Di ujung abad ke-19, Blora dan Bojonegoro bukan cuma dikenal karena kayu jatinya yang gagah, tapi juga karena satu kisah unik: seorang petani berkain lurik, berkumis sederhana, tapi pemikirannya setajam mata gergaji tukang kayu Belanda. Namanya Samin Surosentiko---lahir di Desa Ploso Kediren, Randublatung, Blora, sekitar tahun 1859. Ia bukan bangsawan, bukan priyayi, tapi punya modal paling berbahaya untuk penjajah: akal sehat.
Pajak yang Membikin Pusing
Pada masa itu, Hindia Belanda sedang giat-giatnya "menguras" sumber daya lewat kebijakan pajak dan tanam paksa. Pajak bukan cuma untuk tanah, tapi juga hasil bumi, ternak, bahkan---konon---pohon jati yang tumbuh di belakang rumah. Kalau kita hidup di zaman itu, mungkin daftar pajaknya panjang seperti struk belanja akhir bulan.
Di Bojonegoro dan Blora, yang punya banyak hutan jati, pemerintah kolonial menetapkan aturan bahwa semua hasil hutan adalah milik negara (baca: milik penjajah). Masyarakat yang mengambil kayu untuk kebutuhan sendiri bisa dianggap mencuri. Padahal, nenek moyang mereka sudah ratusan tahun memanfaatkan hutan itu tanpa masalah. Lalu, pajak tanah pertanian pun ditarik tanpa ampun, bahkan ketika gagal panen. Belanda memang piawai dalam hal "memutar otak" agar uang rakyat mengalir ke kas mereka---sayangnya, otaknya diputar ke arah yang salah.
Lahirnya Perlawanan Samin
Samin Surosentiko melihat ketidakadilan ini. Tapi ia bukan tipe yang mengangkat senjata seperti Pangeran Diponegoro. Samin memilih jalur "perang tanpa darah"---perlawanan pasif (civil disobedience) dengan cara menolak membayar pajak, tidak menyerahkan hasil bumi, dan menolak aturan kolonial yang dianggap tidak masuk akal.

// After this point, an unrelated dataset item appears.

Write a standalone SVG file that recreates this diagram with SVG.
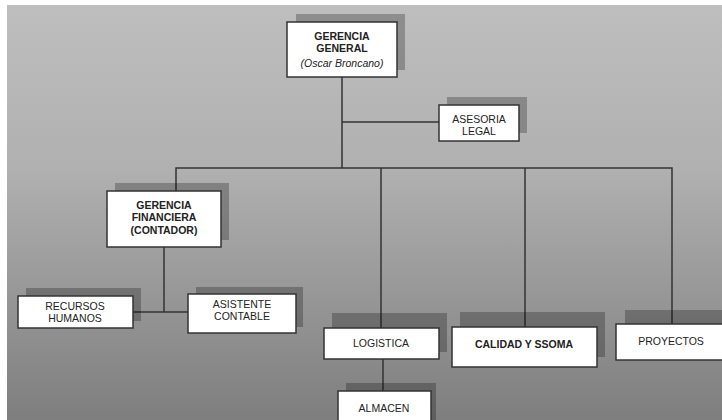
<svg xmlns="http://www.w3.org/2000/svg" width="722" height="420" viewBox="0 0 722 420">
  <defs>
    <linearGradient id="bg" x1="0" y1="0" x2="0" y2="1">
      <stop offset="0" stop-color="#bebebe"/>
      <stop offset="0.4" stop-color="#b0b0b0"/>
      <stop offset="1" stop-color="#7e7e7e"/>
    </linearGradient>
    <style>
      .shadow { fill: #000; fill-opacity: 0.25; }
      .box { fill: #fff; stroke: #333; stroke-width: 1.5; }
      .line { fill: none; stroke: #333; stroke-width: 1.5; }
      text { font-family: "Liberation Sans", Arial, sans-serif; font-size: 10.5px; fill: #222; text-anchor: middle; }
      .b { font-weight: bold; }
      .i { font-style: italic; }
    </style>
  </defs>

  <rect x="0" y="0" width="722" height="420" fill="#fff"/>
  <rect x="7" y="5" width="715" height="415" fill="url(#bg)"/>

  <!-- connectors -->
  <g id="connectors">
    <path class="line" d="M342 77 V168"/>
    <path class="line" d="M342 122 H439"/>
    <path class="line" d="M176 191 V168 H672 V324"/>
    <path class="line" d="M381 168 V328"/>
    <path class="line" d="M525 168 V327"/>
    <path class="line" d="M164 247 V312"/>
    <path class="line" d="M133 312 H188"/>
    <path class="line" d="M383 359 V391"/>
  </g>

  <g id="gerencia-general">
    <rect class="shadow" x="296" y="14" width="109" height="56"/>
    <rect class="box" x="287" y="22" width="110" height="55"/>
    <text class="b" x="342" y="40">GERENCIA</text>
    <text class="b" x="342" y="52">GENERAL</text>
    <text class="i" x="342" y="67">(Oscar Broncano)</text>
  </g>

  <g id="asesoria-legal">
    <rect class="shadow" x="447" y="97" width="80" height="36"/>
    <rect class="box" x="439" y="105" width="80" height="36"/>
    <text x="479" y="123">ASESORIA</text>
    <text x="479" y="135">LEGAL</text>
  </g>

  <g id="gerencia-financiera">
    <rect class="shadow" x="115" y="183" width="114" height="57"/>
    <rect class="box" x="107" y="191" width="114" height="56"/>
    <text class="b" x="164" y="209">GERENCIA</text>
    <text class="b" x="164" y="221">FINANCIERA</text>
    <text class="b" x="164" y="234">(CONTADOR)</text>
  </g>

  <g id="recursos-humanos">
    <rect class="shadow" x="26" y="288" width="115" height="33"/>
    <rect class="box" x="18" y="296" width="115" height="32"/>
    <text x="75" y="310">RECURSOS</text>
    <text x="75" y="322">HUMANOS</text>
  </g>

  <g id="asistente-contable">
    <rect class="shadow" x="196" y="287" width="107" height="40"/>
    <rect class="box" x="188" y="294" width="108" height="39"/>
    <text x="242" y="308">ASISTENTE</text>
    <text x="242" y="320">CONTABLE</text>
  </g>

  <g id="logistica">
    <rect class="shadow" x="332" y="313" width="115" height="39"/>
    <rect class="box" x="324" y="328" width="115" height="31"/>
    <text x="381" y="347">LOGISTICA</text>
  </g>

  <g id="calidad-ssoma">
    <rect class="shadow" x="460" y="312" width="145" height="45"/>
    <rect class="box" x="452" y="327" width="145" height="40"/>
    <text class="b" x="524" y="348">CALIDAD Y SSOMA</text>
  </g>

  <g id="proyectos">
    <rect class="shadow" x="625" y="310" width="110" height="42"/>
    <rect class="box" x="616" y="324" width="112" height="36"/>
    <text x="671" y="345">PROYECTOS</text>
  </g>

  <g id="almacen">
    <rect class="shadow" x="346" y="383" width="90" height="45"/>
    <rect class="box" x="338" y="391" width="93" height="40"/>
    <text x="384" y="412">ALMACEN</text>
  </g>
</svg>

Logika Samin sederhana tapi telak: "Tanah ini warisan leluhur kami. Air, pohon, dan padi tumbuh dari kerja kami. Kenapa kami harus bayar kepada yang tidak menanam dan tidak mengairi sawah?" Dalam kacamata hukum kolonial, ini jelas pembangkangan. Tapi dalam kacamata nurani, ini pembelaan diri.
Saminisme pun berkembang menjadi gerakan sosial yang tak hanya menolak pajak, tapi juga mengajarkan nilai kejujuran, kesederhanaan, dan anti-kekerasan. Mereka punya prinsip: ora nyolong, ora pethil, ora ngapusi, ora medhot janji, lan ora wedi (tidak mencuri, tidak mengambil milik orang, tidak berbohong, tidak mengingkari janji, dan tidak takut pada ancaman).
Blora dan Bojonegoro: Lahan Subur Gerakan
Blora menjadi pusat gerakan ini karena di sanalah Samin tinggal dan menyebarkan ajarannya. Namun, Bojonegoro, sebagai tetangga yang punya kultur dan kondisi ekonomi mirip, ikut terseret arus Saminisme. Petani-petani di wilayah perbatasan mulai menolak membayar pajak tanah dan hasil hutan. Mereka lebih memilih menggarap lahan untuk kebutuhan sendiri daripada menyerahkannya kepada pemerintah kolonial.